Is there a list/knowledge base of reputable breeders I could purchase from? Preferably around the North West.

Thanks in advance.


----------



## mrcriss (Nov 2, 2010)

Here's something that your year of research hasn't seemed to touch upon.....they don't do that well by themselves. They pine and howl for company of their own kind. Two is far better than one.


----------



## Pave (Jun 5, 2014)

Apologies if I caused misunderstanding in my initial request(s), I was supposed to say I would be getting two, not one if I went ahead with it. I'll reiterate and say these are questions I'd like answered. I didn't struggle finding out they prefer a friend :whistling2:

Keeping them in pairs is something I'm well aware of, hence not mentioning it. I'd be here for a month of Sundays if I listed my current expertise about Raccoon Dogs. I'm sure you can say similar.

I'd rather keep on topic and have the above questions answered rather than an unnecessary given in regard to said species.



Thanks for the reply, though.


----------



## shane 08 (Dec 31, 2009)

*rd*

we kept ares outside in a enclosure they smell and get hot in the house are much prefared being outside and as far letting off a lead ur getting them to mixed up with normal dogs raccoon dogs are nothing like a dog they do what they want when they want.


----------



## Pave (Jun 5, 2014)

shane 08 said:


> we kept ares outside in a enclosure they smell and get hot in the house are much prefared being outside and as far letting off a lead ur getting them to mixed up with normal dogs raccoon dogs are nothing like a dog they do what they want when they want.



Thank-you for a non-pretentios & educated reply, unlike the first chap. I wasn't aware of their bad odour? so thanks for sharing this.

I have seen blogs/folk where people do harness them up and take them on 'walks' - this is why I asked, in order to gauge the responses from actual keepers of Raccoon Dogs - as experience is greater than anything when it comes to animals.

Again, thanks for the response. I hope more can shed some light.


----------



## mrcriss (Nov 2, 2010)

Wow! Snotty much? Really going to endear yourself to people on here being like that.:whistling2:

Pardon me but I don't think it was out of order to assume that you meant a solitary animal when you write "I've been looking at getting *a* raccoon dog", when it would have been just as easy to write "*some* raccoon dog*s*", thereby avoiding any confusion!

I'll leave you and your wealth of "expertise" to it then...clearly I'm teaching my grandmother to suck eggs here! (Such an expert that you weren't even aware they whiff a bit!!!)


----------



## Ameliaxx (Apr 9, 2010)

I used to work with a raccoon dog (she was kept on her own as we were waiting for company) until they decided to rehome her and she lived most of the time in a large aviary and shed enclosure when she wasn't being interacted with and I couldn't imagine her being kept in a crate for any portion of time they need an enclosure and not a crate in which to be in as she was very active but this is only from my limited experience of working with them.
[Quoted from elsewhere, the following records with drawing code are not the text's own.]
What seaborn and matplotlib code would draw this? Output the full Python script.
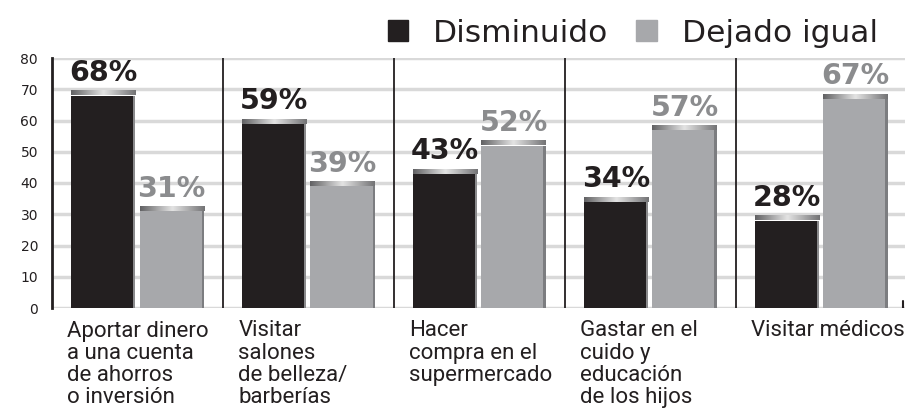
import numpy as np
import pandas as pd
import seaborn as sns
import matplotlib.pyplot as plt
from matplotlib.patches import Patch, Rectangle
from matplotlib.colors import LinearSegmentedColormap

# --- data ---
categories = [
    "Aportar dinero\na una cuenta\nde ahorros\no inversión",
    "Visitar\nsalones\nde belleza/\nbarberías",
    "Hacer\ncompra en el\nsupermercado",
    "Gastar en el\ncuido y\neducación\nde los hijos",
    "Visitar médicos",
]
series = ["Disminuido", "Dejado igual"]
disminuido = [68, 59, 43, 34, 28]
dejado_igual = [31, 39, 52, 57, 67]
yticks = [0, 10, 20, 30, 40, 50, 60, 70, 80]

bar_colors = ["#231f20", "#a7a8ab"]
label_colors = ["#231f20", "#8b8c8e"]
side_colors = ["#8a8a8c", "#7c7d80"]

df = pd.DataFrame({
    "categoria": categories * 2,
    "serie": [series[0]] * len(categories) + [series[1]] * len(categories),
    "valor": disminuido + dejado_igual,
})

sns.set_theme(style="white")
plt.rcParams["font.family"] = ["DejaVu Sans"]

fig = plt.figure(figsize=(9.1, 4.17), dpi=100)
ax = fig.add_axes([52 / 910, 109 / 417, 853 / 910, 250 / 417])

sns.barplot(data=df, x="categoria", y="valor", hue="serie", hue_order=series,
            palette=bar_colors, width=0.8, gap=0.06, saturation=1,
            linewidth=0, legend=False, ax=ax, zorder=2)

# grid + axes styling
ax.set_yticks(yticks)
ax.yaxis.grid(True, color="#d9d9d9", lw=2.5)
ax.set_axisbelow(True)
for s in ["top", "right", "bottom"]:
    ax.spines[s].set_visible(False)
ax.spines["left"].set_color("#231f20")
ax.spines["left"].set_linewidth(2)
ax.tick_params(axis="y", length=0, labelsize=10, pad=10, labelcolor="#231f20")
ax.set_xticks([])
ax.set_xlabel("")
ax.set_ylabel("")

# vertical dividers between groups
for xd in np.arange(len(categories) - 1) + 0.5:
    ax.axvline(xd, color="#231f20", lw=1.3, zorder=1)
ax.axvline(len(categories) - 0.52, ymin=0, ymax=0.03, color="#231f20", lw=1.5)

# 3D-ish bevel on top and right side of each bar
bevel = LinearSegmentedColormap.from_list("bevel", ["#626264", "#e4e4e4", "#747476"])
grad = np.linspace(0, 1, 64).reshape(1, -1)
for k, cont in enumerate(ax.containers):
    for p in cont.patches:
        x, w, h = p.get_x(), p.get_width(), p.get_height()
        ax.imshow(grad, extent=(x, x + w, h, h + 1.6), aspect="auto",
                  cmap=bevel, zorder=3)
        ax.add_patch(Rectangle((x + w - 0.013, 0), 0.013, h,
                               color=side_colors[k], lw=0, zorder=3))
    ax.bar_label(cont, labels=[f"{v:.0f}%" for v in cont.datavalues],
                 padding=6, fontsize=20.5, fontweight="bold",
                 color=label_colors[k], zorder=4)
ax.set_ylim(0, 80)
ax.set_xlim(-0.5, len(categories) - 0.51)

# category labels under the groups
for i, cat in enumerate(categories):
    ax.annotate(cat, xy=(i - 0.5, 0), xycoords=("data", "axes fraction"),
                xytext=(11, -9), textcoords="offset points",
                ha="left", va="top", fontsize=16, family=["Roboto", "DejaVu Sans"],
                color="#231f20", linespacing=1.07, annotation_clip=False)

# legend
handles = [Patch(color=c) for c in bar_colors]
fig.legend(handles, series, loc="upper right", bbox_to_anchor=(0.985, 1.0),
           ncol=2, frameon=False, fontsize=22.5, handlelength=0.65,
           handleheight=0.65, handletextpad=0.8, columnspacing=0.9,
           borderaxespad=0.2, labelcolor="#231f20")

fig.savefig("out.png", dpi=100)
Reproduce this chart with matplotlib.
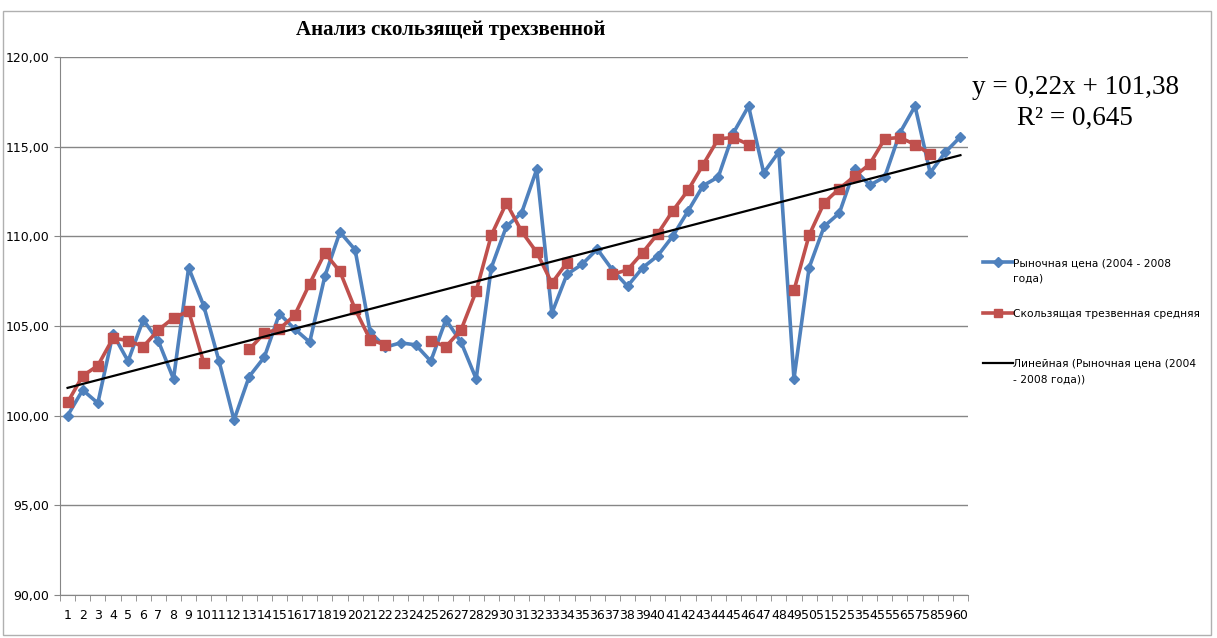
import numpy as np
import matplotlib
matplotlib.use('Agg')
import matplotlib.pyplot as plt
from matplotlib.lines import Line2D
from matplotlib.ticker import FuncFormatter

periods = np.arange(1, 61)
price = [100.0, 101.43, 100.7, 104.56, 103.04, 105.35, 104.16, 102.05, 108.25, 106.12,
         103.07, 99.76, 102.18, 103.26, 105.68, 104.84, 104.1, 107.77, 110.24, 109.25,
         104.65, 103.82, 104.06, 103.95, 103.04, 105.35, 104.1, 102.05, 108.25, 110.56,
         111.3, 113.73, 105.71, 107.88, 108.44, 109.29, 108.13, 107.22, 108.25, 108.92,
         110.02, 111.41, 112.83, 113.31, 115.77, 117.26, 113.54, 114.71, 102.05, 108.25,
         110.56, 111.3, 113.73, 112.85, 113.31, 115.77, 117.26, 113.54, 114.69, 115.55]
nan = np.nan
moving_avg = [100.74, 102.22, 102.79, 104.32, 104.19, 103.85, 104.78, 105.45, 105.83, 102.94,
              nan, nan, 103.69, 104.6, 104.84, 105.59, 107.36, 109.07, 108.04, 105.94,
              104.23, 103.95, nan, nan, 104.19, 103.85, 104.78, 106.94, 110.06, 111.86,
              110.28, 109.11, 107.39, 108.53, nan, nan, 107.88, 108.13, 109.09, 110.15,
              111.43, 112.57, 114.0, 115.44, 115.51, 115.12, nan, nan, 106.98, 110.06,
              111.88, 112.66, 113.35, 114.02, 115.44, 115.51, 115.12, 114.58, nan, nan]

label_price = 'Рыночная цена (2004 - 2008\nгода)'
label_ma = 'Скользящая трезвенная средняя'
label_trend = 'Линейная (Рыночная цена (2004\n- 2008 года))'
title = 'Анализ скользящей трехзвенной'
eq_text = 'y = 0,22x + 101,38'
r2_text = 'R² = 0,645'

# linear trend of market price
coef = np.polyfit(periods, price, 1)
trend = np.polyval(coef, periods)

W, H = 1217, 638
fig = plt.figure(figsize=(12.17, 6.38), dpi=100)
ax = fig.add_axes([60/W, 43/H, 908/W, 538/H])

styles = [dict(color='#4F81BD', lw=2.6, marker='D', ms=5.5),
          dict(color='#C0504D', lw=2.6, marker='s', ms=7.5),
          dict(color='black', lw=1.6)]

ax.plot(periods, price, zorder=3, **styles[0])
ax.plot(periods, moving_avg, zorder=4, **styles[1])
ax.plot(periods, trend, zorder=5, **styles[2])

ax.set_xlim(0.5, 60.5)
ax.set_ylim(90, 120)
ax.set_yticks(np.arange(90, 121, 5))
ax.yaxis.set_major_formatter(FuncFormatter(lambda v, p: f'{v:.2f}'.replace('.', ',')))
ax.set_xticks(periods)
ax.set_xticklabels([str(p) for p in periods])
ax.set_xticks(np.arange(0.5, 61, 1), minor=True)
ax.tick_params(axis='x', which='major', length=0, labelsize=9, pad=10)
ax.tick_params(axis='x', which='minor', length=4, color='#868686', direction='out')
ax.tick_params(axis='y', length=4, color='#868686', labelsize=9)
ax.grid(axis='y', color='#868686', lw=1)
ax.set_axisbelow(True)
for s in ['top', 'right']:
    ax.spines[s].set_visible(False)
for s in ['left', 'bottom']:
    ax.spines[s].set_color('#868686')

fig.text(451/W, 1 - 30/H, title, ha='center', va='center',
         fontfamily='Liberation Serif', fontweight='bold', fontsize=15)
fig.text(1075/W, 1 - 88/H, eq_text, ha='center', va='center',
         fontfamily='Liberation Serif', fontsize=19.5)
fig.text(1075/W, 1 - 118/H, r2_text, ha='center', va='center',
         fontfamily='Liberation Serif', fontsize=19.5)

# legend drawn by hand so the handle sits on the first text line, like Excel
leg_rows = [262, 313, 363]
for y, st, lab in zip(leg_rows, styles, [label_price, label_ma, label_trend]):
    yf = 1 - y/H
    st = dict(st)
    if 'ms' in st:
        st['ms'] = st['ms'] * 0.85
    fig.add_artist(Line2D([983/W, 998/W, 1013/W], [yf, yf, yf],
                          markevery=[1], transform=fig.transFigure, **st))
    fig.text(1013/W, 1 - (y - 4)/H, lab, ha='left', va='top', fontsize=7.7,
             linespacing=1.7)

fig.patches.append(plt.Rectangle((3/W, 3/H), 1208/W, 624/H,
                                 transform=fig.transFigure, fill=False,
                                 edgecolor='#b0b0b0', lw=1))

fig.savefig('out.png', dpi=100)
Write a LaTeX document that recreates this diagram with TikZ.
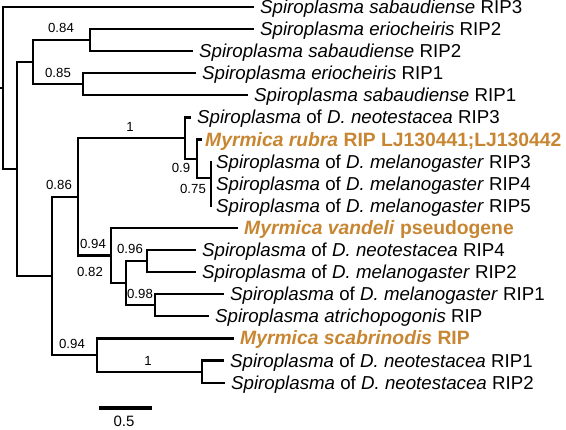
\documentclass[tikz,border=0pt]{standalone}
\usepackage{fontspec}
\setmainfont{Liberation Sans}
\definecolor{myr}{RGB}{200,134,50}
\begin{document}
\begin{tikzpicture}[x=1pt,y=-1pt,
  br/.style={line width=2.2pt, line cap=rect},
  lf/.style={anchor=west, inner xsep=7pt, inner ysep=0pt, text height=13pt, text depth=0pt, font=\fontsize{18.7}{20}\selectfont},
  my/.style={lf, text=myr, font=\fontsize{19.3}{20}\selectfont\bfseries},
  bs/.style={font=\fontsize{13.2}{15}\selectfont, inner sep=0pt}]
\useasboundingbox (0,0) rectangle (566,430);
% leaf tips
\coordinate (t1) at (253,7);
\coordinate (t2) at (253,29.1);
\coordinate (t3) at (192,51.2);
\coordinate (t4) at (195,73.3);
\coordinate (t5) at (247,95.4);
\coordinate (t6) at (190,117.5);
\coordinate (t7) at (201,139.6);
\coordinate (t8) at (211,161.7);
\coordinate (t9) at (211,183.8);
\coordinate (t10) at (211,205.9);
\coordinate (t11) at (237,228);
\coordinate (t12) at (195,250.1);
\coordinate (t13) at (195,272.2);
\coordinate (t14) at (223,294.3);
\coordinate (t15) at (208,316.4);
\coordinate (t16) at (233,338.5);
\coordinate (t17) at (223,360.6);
\coordinate (t18) at (224,382.7);
% internal nodes
\coordinate (r0) at (0,88.05);
\coordinate (root) at (3,88.05);
\coordinate (nM) at (17,169.1);
\coordinate (nS) at (33,62.25);
\coordinate (n084) at (90,40.15);
\coordinate (n085) at (83,84.35);
\coordinate (nL) at (52,276);
\coordinate (n086) at (78,196.9);
\coordinate (nA) at (185,138.2);
\coordinate (nB) at (197,158.9);
\coordinate (nC) at (211,178.3);
\coordinate (nD) at (211,194.85);
\coordinate (n094a) at (111,255.6);
\coordinate (n082) at (126,283.25);
\coordinate (n096) at (147,261.15);
\coordinate (n098) at (155,305.35);
\coordinate (n094b) at (97,355.1);
\coordinate (n1b) at (202,371.65);
% branches
\draw[br] (r0) -- (root);
\draw[br] (root) |- (t1); \draw[br] (root) |- (nM);
\draw[br] (nM) |- (nS); \draw[br] (nM) |- (nL);
\draw[br] (nS) |- (n084); \draw[br] (nS) |- (n085);
\draw[br] (n084) |- (t2); \draw[br] (n084) |- (t3);
\draw[br] (n085) |- (t4); \draw[br] (n085) |- (t5);
\draw[br] (nL) |- (n086); \draw[br] (nL) |- (n094b);
\draw[br] (n086) |- (nA); \draw[br] (n086) |- (n094a);
\draw[br] (nA) |- (t6); \draw[br] (nA) |- (nB);
\draw[br] (nB) |- (t7); \draw[br] (nB) |- (nC);
\draw[br] (nC) |- (t8); \draw[br] (nC) |- (nD);
\draw[br] (nD) |- (t9); \draw[br] (nD) |- (t10);
\draw[br] (n094a) |- (t11); \draw[br] (n094a) |- (n082);
\draw[br] (n082) |- (n096); \draw[br] (n082) |- (n098);
\draw[br] (n096) |- (t12); \draw[br] (n096) |- (t13);
\draw[br] (n098) |- (t14); \draw[br] (n098) |- (t15);
\draw[br] (n094b) |- (t16); \draw[br] (n094b) |- (n1b);
\draw[br] (n1b) |- (t17); \draw[br] (n1b) |- (t18);
% leaf labels
\node[lf] (l1) at (t1) {\textit{Spiroplasma sabaudiense} RIP3};
\node[lf] (l2) at (t2) {\textit{Spiroplasma eriocheiris} RIP2};
\node[lf] (l3) at (t3) {\textit{Spiroplasma sabaudiense} RIP2};
\node[lf] (l4) at (t4) {\textit{Spiroplasma eriocheiris} RIP1};
\node[lf] (l5) at (t5) {\textit{Spiroplasma sabaudiense} RIP1};
\node[lf] (l6) at (t6) {\textit{Spiroplasma} of \textit{D. neotestacea} RIP3};
\node[my, inner xsep=4pt] (l7) at (t7) {\textit{Myrmica rubra} RIP LJ130441;LJ130442};
\node[lf, inner xsep=5pt] (l8) at (t8) {\textit{Spiroplasma} of \textit{D. melanogaster} RIP3};
\node[lf, inner xsep=5pt] (l9) at (t9) {\textit{Spiroplasma} of \textit{D. melanogaster} RIP4};
\node[lf, inner xsep=5pt] (l10) at (t10) {\textit{Spiroplasma} of \textit{D. melanogaster} RIP5};
\node[my] (l11) at (t11) {\textit{Myrmica vandeli} pseudogene};
\node[lf] (l12) at (t12) {\textit{Spiroplasma} of \textit{D. neotestacea} RIP4};
\node[lf] (l13) at (t13) {\textit{Spiroplasma} of \textit{D. melanogaster} RIP2};
\node[lf] (l14) at (t14) {\textit{Spiroplasma} of \textit{D. melanogaster} RIP1};
\node[lf] (l15) at (t15) {\textit{Spiroplasma atrichopogonis} RIP};
\node[my] (l16) at (t16) {\textit{Myrmica scabrinodis} RIP};
\node[lf] (l17) at (t17) {\textit{Spiroplasma} of \textit{D. neotestacea} RIP1};
\node[lf] (l18) at (t18) {\textit{Spiroplasma} of \textit{D. neotestacea} RIP2};
% support values
\node[bs] (s1) at (61,28) {0.84};
\node[bs] (s2) at (58,73) {0.85};
\node[bs] (s3) at (130,127) {1};
\node[bs] (s4) at (59,185) {0.86};
\node[bs] (s5) at (181,168) {0.9};
\node[bs] (s6) at (193,189) {0.75};
\node[bs] (s7) at (93,244) {0.94};
\node[bs] (s8) at (130,249) {0.96};
\node[bs] (s9) at (90,272) {0.82};
\node[bs] (s10) at (140,294) {0.98};
\node[bs] (s11) at (72,344) {0.94};
\node[bs] (s12) at (148,361) {1};
% scale bar
\coordinate (sb1) at (99,408);
\coordinate (sb2) at (152,408);
\draw[line width=3.4pt] (sb1) -- (sb2);
\node[font=\fontsize{15}{17}\selectfont, inner sep=0pt] (sbl) at (124,421.5) {0.5};
\end{tikzpicture}
\end{document}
I did manage to get bit the day before she was being moved so take from that what you will haha


----------



## mrcriss (Nov 2, 2010)

I don't think anything should be kept in a dog crate for long periods of time.....not even a dog! Someone recently was keeping a palm civet in one. But would you like to be locked up in something the size of a shower cubicle all day?


----------



## Gorbash76 (Sep 2, 2012)

Raccoon Dogs are great and easy to keep as long as their needs are met.

I've got two who live outside in an enclosure attached to a block outhouse. They will feed from hand and will permit some stroking sometimes.

They are very food orientated which can make manipulating them and moving them around easily.

I havent as yet kept any in a home environment, so can't comment on that although I do have puppies causing havoc in my front room at the moment .

Personally I'd always ensure particularly if you are working that you have a suitable outside enclosure, and you must be aware that Raccoon Dogs aren't pets per se but a wild animal and will never behave or obey like a normal dog.

I can email you pictures of my enclosure if that would assist you, and if there is anything specific you want to know please ask away and I'll answer as honestly and accurately as I can.


----------